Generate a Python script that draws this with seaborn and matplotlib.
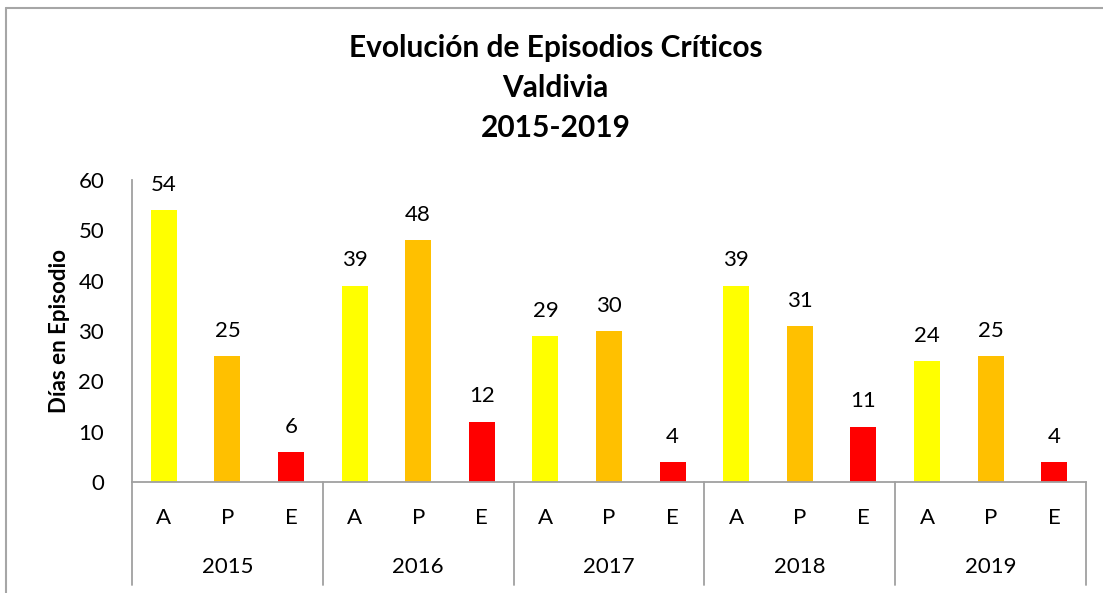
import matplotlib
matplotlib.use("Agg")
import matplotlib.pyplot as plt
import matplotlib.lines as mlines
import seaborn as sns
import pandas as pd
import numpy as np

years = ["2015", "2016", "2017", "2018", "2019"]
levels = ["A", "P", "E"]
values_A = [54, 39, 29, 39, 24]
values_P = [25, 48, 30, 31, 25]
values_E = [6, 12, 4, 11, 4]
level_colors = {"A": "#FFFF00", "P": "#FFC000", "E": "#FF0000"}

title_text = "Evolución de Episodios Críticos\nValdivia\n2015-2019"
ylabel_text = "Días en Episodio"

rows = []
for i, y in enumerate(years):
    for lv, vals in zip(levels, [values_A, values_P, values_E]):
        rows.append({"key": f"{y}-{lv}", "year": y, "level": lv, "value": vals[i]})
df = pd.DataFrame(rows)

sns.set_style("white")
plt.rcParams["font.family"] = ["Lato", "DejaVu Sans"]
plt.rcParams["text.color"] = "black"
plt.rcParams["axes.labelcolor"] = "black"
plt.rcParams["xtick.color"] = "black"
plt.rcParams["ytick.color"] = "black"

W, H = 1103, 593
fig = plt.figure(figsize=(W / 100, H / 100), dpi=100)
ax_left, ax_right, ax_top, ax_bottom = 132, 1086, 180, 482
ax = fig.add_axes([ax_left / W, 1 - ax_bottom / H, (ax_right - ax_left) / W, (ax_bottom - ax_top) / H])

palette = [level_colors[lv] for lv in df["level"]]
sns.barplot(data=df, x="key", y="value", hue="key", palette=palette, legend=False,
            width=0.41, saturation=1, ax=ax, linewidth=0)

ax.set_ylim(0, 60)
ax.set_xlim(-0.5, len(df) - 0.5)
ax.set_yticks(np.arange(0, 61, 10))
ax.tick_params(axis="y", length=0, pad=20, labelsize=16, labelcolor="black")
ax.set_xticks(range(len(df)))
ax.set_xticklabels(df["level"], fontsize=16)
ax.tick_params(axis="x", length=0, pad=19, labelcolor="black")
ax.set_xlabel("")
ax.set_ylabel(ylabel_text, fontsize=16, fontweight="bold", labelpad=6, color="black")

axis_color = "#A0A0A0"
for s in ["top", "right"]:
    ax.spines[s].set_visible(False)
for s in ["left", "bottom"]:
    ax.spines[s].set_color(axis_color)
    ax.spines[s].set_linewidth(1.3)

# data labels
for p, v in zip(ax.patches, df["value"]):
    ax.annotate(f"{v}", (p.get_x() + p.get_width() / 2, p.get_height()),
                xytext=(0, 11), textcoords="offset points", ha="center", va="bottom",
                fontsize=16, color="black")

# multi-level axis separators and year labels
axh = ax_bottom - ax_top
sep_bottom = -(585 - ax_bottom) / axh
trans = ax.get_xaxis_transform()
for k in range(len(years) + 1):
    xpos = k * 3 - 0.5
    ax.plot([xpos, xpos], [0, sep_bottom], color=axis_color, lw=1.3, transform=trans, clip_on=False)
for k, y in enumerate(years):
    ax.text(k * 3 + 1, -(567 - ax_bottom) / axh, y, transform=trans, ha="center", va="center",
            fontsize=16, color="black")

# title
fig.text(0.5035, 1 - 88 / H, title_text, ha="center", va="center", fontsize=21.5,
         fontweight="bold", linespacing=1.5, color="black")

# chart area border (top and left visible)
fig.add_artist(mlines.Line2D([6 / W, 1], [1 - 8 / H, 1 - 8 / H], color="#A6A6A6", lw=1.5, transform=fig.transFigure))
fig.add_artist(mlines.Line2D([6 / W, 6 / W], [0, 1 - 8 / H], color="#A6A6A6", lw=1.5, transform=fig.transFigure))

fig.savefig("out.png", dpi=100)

____________

Exclude the images and reproduce the remaining data exactly.

Generate a Python script that draws this with seaborn and matplotlib.
import matplotlib
matplotlib.use("Agg")
import matplotlib.pyplot as plt
import matplotlib.lines as mlines
import seaborn as sns
import pandas as pd
import numpy as np

years = ["2015", "2016", "2017", "2018", "2019"]
levels = ["A", "P", "E"]
values_A = [54, 39, 29, 39, 24]
values_P = [25, 48, 30, 31, 25]
values_E = [6, 12, 4, 11, 4]
level_colors = {"A": "#FFFF00", "P": "#FFC000", "E": "#FF0000"}

title_text = "Evolución de Episodios Críticos\nValdivia\n2015-2019"
ylabel_text = "Días en Episodio"

rows = []
for i, y in enumerate(years):
    for lv, vals in zip(levels, [values_A, values_P, values_E]):
        rows.append({"key": f"{y}-{lv}", "year": y, "level": lv, "value": vals[i]})
df = pd.DataFrame(rows)

sns.set_style("white")
plt.rcParams["font.family"] = ["Lato", "DejaVu Sans"]
plt.rcParams["text.color"] = "black"
plt.rcParams["axes.labelcolor"] = "black"
plt.rcParams["xtick.color"] = "black"
plt.rcParams["ytick.color"] = "black"

W, H = 1103, 593
fig = plt.figure(figsize=(W / 100, H / 100), dpi=100)
ax_left, ax_right, ax_top, ax_bottom = 132, 1086, 180, 482
ax = fig.add_axes([ax_left / W, 1 - ax_bottom / H, (ax_right - ax_left) / W, (ax_bottom - ax_top) / H])

palette = [level_colors[lv] for lv in df["level"]]
sns.barplot(data=df, x="key", y="value", hue="key", palette=palette, legend=False,
            width=0.41, saturation=1, ax=ax, linewidth=0)

ax.set_ylim(0, 60)
ax.set_xlim(-0.5, len(df) - 0.5)
ax.set_yticks(np.arange(0, 61, 10))
ax.tick_params(axis="y", length=0, pad=20, labelsize=16, labelcolor="black")
ax.set_xticks(range(len(df)))
ax.set_xticklabels(df["level"], fontsize=16)
ax.tick_params(axis="x", length=0, pad=19, labelcolor="black")
ax.set_xlabel("")
ax.set_ylabel(ylabel_text, fontsize=16, fontweight="bold", labelpad=6, color="black")

axis_color = "#A0A0A0"
for s in ["top", "right"]:
    ax.spines[s].set_visible(False)
for s in ["left", "bottom"]:
    ax.spines[s].set_color(axis_color)
    ax.spines[s].set_linewidth(1.3)

# data labels
for p, v in zip(ax.patches, df["value"]):
    ax.annotate(f"{v}", (p.get_x() + p.get_width() / 2, p.get_height()),
                xytext=(0, 11), textcoords="offset points", ha="center", va="bottom",
                fontsize=16, color="black")

# multi-level axis separators and year labels
axh = ax_bottom - ax_top
sep_bottom = -(585 - ax_bottom) / axh
trans = ax.get_xaxis_transform()
for k in range(len(years) + 1):
    xpos = k * 3 - 0.5
    ax.plot([xpos, xpos], [0, sep_bottom], color=axis_color, lw=1.3, transform=trans, clip_on=False)
for k, y in enumerate(years):
    ax.text(k * 3 + 1, -(567 - ax_bottom) / axh, y, transform=trans, ha="center", va="center",
            fontsize=16, color="black")

# title
fig.text(0.5035, 1 - 88 / H, title_text, ha="center", va="center", fontsize=21.5,
         fontweight="bold", linespacing=1.5, color="black")

# chart area border (top and left visible)
fig.add_artist(mlines.Line2D([6 / W, 1], [1 - 8 / H, 1 - 8 / H], color="#A6A6A6", lw=1.5, transform=fig.transFigure))
fig.add_artist(mlines.Line2D([6 / W, 6 / W], [0, 1 - 8 / H], color="#A6A6A6", lw=1.5, transform=fig.transFigure))

fig.savefig("out.png", dpi=100)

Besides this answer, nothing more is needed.